TASK INPUTS.
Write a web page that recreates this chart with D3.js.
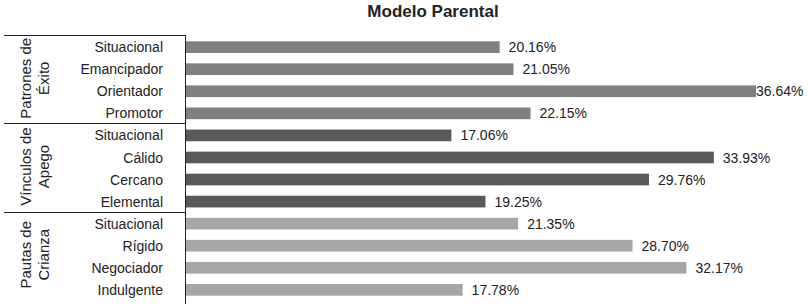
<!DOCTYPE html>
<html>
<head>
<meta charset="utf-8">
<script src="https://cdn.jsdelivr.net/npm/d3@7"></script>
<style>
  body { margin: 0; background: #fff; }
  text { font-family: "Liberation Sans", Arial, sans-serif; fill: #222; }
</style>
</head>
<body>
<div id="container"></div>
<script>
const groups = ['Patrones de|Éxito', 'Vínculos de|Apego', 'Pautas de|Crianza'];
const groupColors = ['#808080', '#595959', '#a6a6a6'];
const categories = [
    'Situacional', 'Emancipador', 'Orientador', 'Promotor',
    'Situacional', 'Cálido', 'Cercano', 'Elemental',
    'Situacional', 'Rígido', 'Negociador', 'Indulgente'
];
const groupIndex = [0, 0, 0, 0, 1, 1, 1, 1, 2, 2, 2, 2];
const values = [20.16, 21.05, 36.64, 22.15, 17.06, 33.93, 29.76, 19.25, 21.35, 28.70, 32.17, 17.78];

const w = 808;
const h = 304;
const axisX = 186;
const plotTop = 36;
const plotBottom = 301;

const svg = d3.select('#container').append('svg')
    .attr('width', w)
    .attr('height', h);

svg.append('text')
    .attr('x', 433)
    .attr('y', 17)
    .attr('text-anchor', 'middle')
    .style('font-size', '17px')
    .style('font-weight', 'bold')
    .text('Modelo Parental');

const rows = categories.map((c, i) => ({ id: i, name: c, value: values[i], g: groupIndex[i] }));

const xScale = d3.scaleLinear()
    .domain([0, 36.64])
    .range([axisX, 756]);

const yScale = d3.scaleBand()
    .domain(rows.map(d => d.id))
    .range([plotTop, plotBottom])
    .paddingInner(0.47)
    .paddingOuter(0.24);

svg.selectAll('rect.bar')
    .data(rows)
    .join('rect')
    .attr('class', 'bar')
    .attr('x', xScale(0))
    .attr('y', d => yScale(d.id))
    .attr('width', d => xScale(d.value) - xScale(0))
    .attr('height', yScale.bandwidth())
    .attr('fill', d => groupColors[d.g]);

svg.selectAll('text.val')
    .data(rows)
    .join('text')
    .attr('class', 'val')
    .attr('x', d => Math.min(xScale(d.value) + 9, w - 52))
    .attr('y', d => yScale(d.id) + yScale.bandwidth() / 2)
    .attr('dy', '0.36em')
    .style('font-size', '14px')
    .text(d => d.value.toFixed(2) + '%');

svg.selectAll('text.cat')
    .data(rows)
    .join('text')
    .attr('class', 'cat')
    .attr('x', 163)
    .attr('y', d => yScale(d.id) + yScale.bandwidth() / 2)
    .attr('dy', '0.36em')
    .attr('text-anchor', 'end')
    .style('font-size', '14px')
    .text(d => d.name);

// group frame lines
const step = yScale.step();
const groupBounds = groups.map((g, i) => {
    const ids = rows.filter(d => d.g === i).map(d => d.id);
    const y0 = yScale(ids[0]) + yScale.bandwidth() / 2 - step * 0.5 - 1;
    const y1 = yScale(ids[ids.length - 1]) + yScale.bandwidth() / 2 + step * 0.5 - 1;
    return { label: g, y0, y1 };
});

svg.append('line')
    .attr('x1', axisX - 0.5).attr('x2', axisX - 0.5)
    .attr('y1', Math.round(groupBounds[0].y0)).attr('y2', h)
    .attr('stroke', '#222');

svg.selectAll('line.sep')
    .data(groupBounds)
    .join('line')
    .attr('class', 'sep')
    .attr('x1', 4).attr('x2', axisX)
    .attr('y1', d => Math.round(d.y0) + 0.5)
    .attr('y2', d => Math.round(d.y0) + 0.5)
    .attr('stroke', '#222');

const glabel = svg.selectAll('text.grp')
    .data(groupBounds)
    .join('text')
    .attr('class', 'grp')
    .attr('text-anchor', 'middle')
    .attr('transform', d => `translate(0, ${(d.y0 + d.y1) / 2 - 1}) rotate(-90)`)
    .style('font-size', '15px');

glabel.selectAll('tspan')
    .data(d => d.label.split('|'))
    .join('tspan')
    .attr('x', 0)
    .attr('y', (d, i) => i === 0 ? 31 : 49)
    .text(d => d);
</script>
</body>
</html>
--
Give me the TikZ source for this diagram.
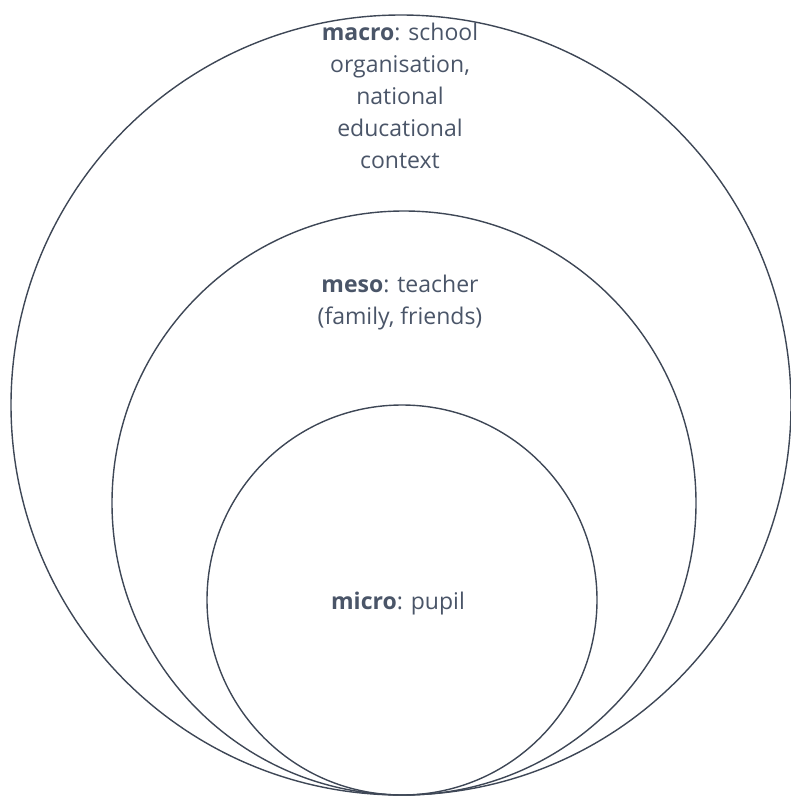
--
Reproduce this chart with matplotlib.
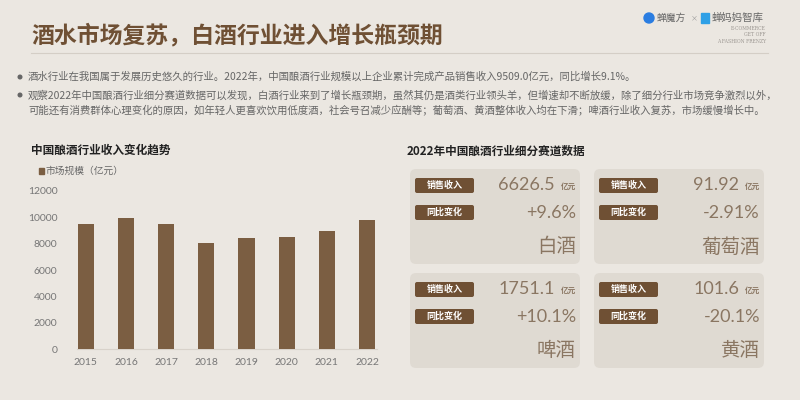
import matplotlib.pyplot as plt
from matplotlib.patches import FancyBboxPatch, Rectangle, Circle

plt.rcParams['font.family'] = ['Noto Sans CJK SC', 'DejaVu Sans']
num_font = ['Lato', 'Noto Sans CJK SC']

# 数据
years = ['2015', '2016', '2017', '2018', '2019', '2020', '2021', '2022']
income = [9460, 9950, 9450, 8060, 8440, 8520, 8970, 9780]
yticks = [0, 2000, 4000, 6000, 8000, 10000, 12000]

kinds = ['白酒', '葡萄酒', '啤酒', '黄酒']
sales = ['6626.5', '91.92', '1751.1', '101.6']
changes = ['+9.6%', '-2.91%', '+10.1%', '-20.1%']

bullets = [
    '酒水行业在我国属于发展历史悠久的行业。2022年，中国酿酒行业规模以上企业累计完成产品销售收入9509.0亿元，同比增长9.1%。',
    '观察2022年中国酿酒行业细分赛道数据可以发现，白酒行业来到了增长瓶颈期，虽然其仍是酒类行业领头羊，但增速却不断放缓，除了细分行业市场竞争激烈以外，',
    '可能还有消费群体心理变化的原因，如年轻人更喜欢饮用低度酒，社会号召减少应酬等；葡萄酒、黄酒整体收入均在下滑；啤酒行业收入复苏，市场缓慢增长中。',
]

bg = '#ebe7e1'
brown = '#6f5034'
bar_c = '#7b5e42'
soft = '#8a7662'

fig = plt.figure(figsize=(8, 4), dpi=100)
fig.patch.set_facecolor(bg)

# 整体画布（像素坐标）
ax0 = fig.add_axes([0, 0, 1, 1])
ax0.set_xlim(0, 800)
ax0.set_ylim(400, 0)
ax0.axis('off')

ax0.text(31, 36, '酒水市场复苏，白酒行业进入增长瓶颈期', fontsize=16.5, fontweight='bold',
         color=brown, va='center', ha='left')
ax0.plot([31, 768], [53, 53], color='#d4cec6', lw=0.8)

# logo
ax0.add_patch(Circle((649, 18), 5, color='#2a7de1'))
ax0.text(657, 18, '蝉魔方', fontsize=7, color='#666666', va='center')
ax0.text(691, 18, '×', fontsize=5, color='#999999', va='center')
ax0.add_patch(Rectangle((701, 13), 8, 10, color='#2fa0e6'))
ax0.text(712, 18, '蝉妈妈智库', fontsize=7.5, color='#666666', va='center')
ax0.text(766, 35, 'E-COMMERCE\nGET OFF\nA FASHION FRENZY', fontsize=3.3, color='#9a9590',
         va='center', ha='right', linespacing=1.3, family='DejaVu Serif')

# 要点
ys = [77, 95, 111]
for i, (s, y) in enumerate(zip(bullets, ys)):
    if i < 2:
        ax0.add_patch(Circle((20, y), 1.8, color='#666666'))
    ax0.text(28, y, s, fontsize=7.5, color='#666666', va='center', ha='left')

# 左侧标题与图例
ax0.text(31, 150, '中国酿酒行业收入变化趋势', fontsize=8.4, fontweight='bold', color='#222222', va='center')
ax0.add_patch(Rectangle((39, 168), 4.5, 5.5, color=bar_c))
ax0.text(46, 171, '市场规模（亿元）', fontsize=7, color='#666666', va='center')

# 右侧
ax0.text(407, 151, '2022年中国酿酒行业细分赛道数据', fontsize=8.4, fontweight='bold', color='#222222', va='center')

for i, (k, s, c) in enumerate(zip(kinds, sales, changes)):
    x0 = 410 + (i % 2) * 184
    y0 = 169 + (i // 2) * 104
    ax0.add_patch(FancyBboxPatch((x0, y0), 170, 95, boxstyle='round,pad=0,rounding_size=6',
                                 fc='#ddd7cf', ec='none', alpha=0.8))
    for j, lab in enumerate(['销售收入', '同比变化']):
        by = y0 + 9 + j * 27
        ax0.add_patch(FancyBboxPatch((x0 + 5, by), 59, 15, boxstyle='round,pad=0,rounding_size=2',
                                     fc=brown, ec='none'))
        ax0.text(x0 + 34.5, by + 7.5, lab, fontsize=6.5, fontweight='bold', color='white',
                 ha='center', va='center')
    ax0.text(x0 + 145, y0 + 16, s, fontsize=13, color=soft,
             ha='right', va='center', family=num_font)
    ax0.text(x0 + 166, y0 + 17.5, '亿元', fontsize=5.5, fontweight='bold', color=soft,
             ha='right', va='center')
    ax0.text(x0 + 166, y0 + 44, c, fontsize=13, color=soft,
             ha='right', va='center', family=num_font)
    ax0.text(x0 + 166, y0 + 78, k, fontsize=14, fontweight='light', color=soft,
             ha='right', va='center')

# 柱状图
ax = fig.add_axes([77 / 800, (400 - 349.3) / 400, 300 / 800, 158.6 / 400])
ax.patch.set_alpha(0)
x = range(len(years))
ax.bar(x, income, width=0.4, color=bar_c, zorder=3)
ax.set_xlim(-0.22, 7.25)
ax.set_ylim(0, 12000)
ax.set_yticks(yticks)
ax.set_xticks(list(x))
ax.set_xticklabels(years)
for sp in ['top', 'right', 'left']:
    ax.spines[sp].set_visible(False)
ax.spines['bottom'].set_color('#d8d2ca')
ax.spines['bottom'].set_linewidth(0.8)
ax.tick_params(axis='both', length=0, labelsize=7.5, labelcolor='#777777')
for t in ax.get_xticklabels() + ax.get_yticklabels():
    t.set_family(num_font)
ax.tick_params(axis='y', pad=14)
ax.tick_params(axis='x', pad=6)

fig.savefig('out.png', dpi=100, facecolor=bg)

EXERCISE DIRECTIONS. Begin with the line that contains "Reproduce this chart with matplotlib.", end with the line that contains "num_font = ['Lato', 'Noto Sans CJK SC']", and set down every line in that range exactly as it stands, minus the pictures.

WORKED SOLUTION.
Reproduce this chart with matplotlib.
import matplotlib.pyplot as plt
from matplotlib.patches import FancyBboxPatch, Rectangle, Circle

plt.rcParams['font.family'] = ['Noto Sans CJK SC', 'DejaVu Sans']
num_font = ['Lato', 'Noto Sans CJK SC']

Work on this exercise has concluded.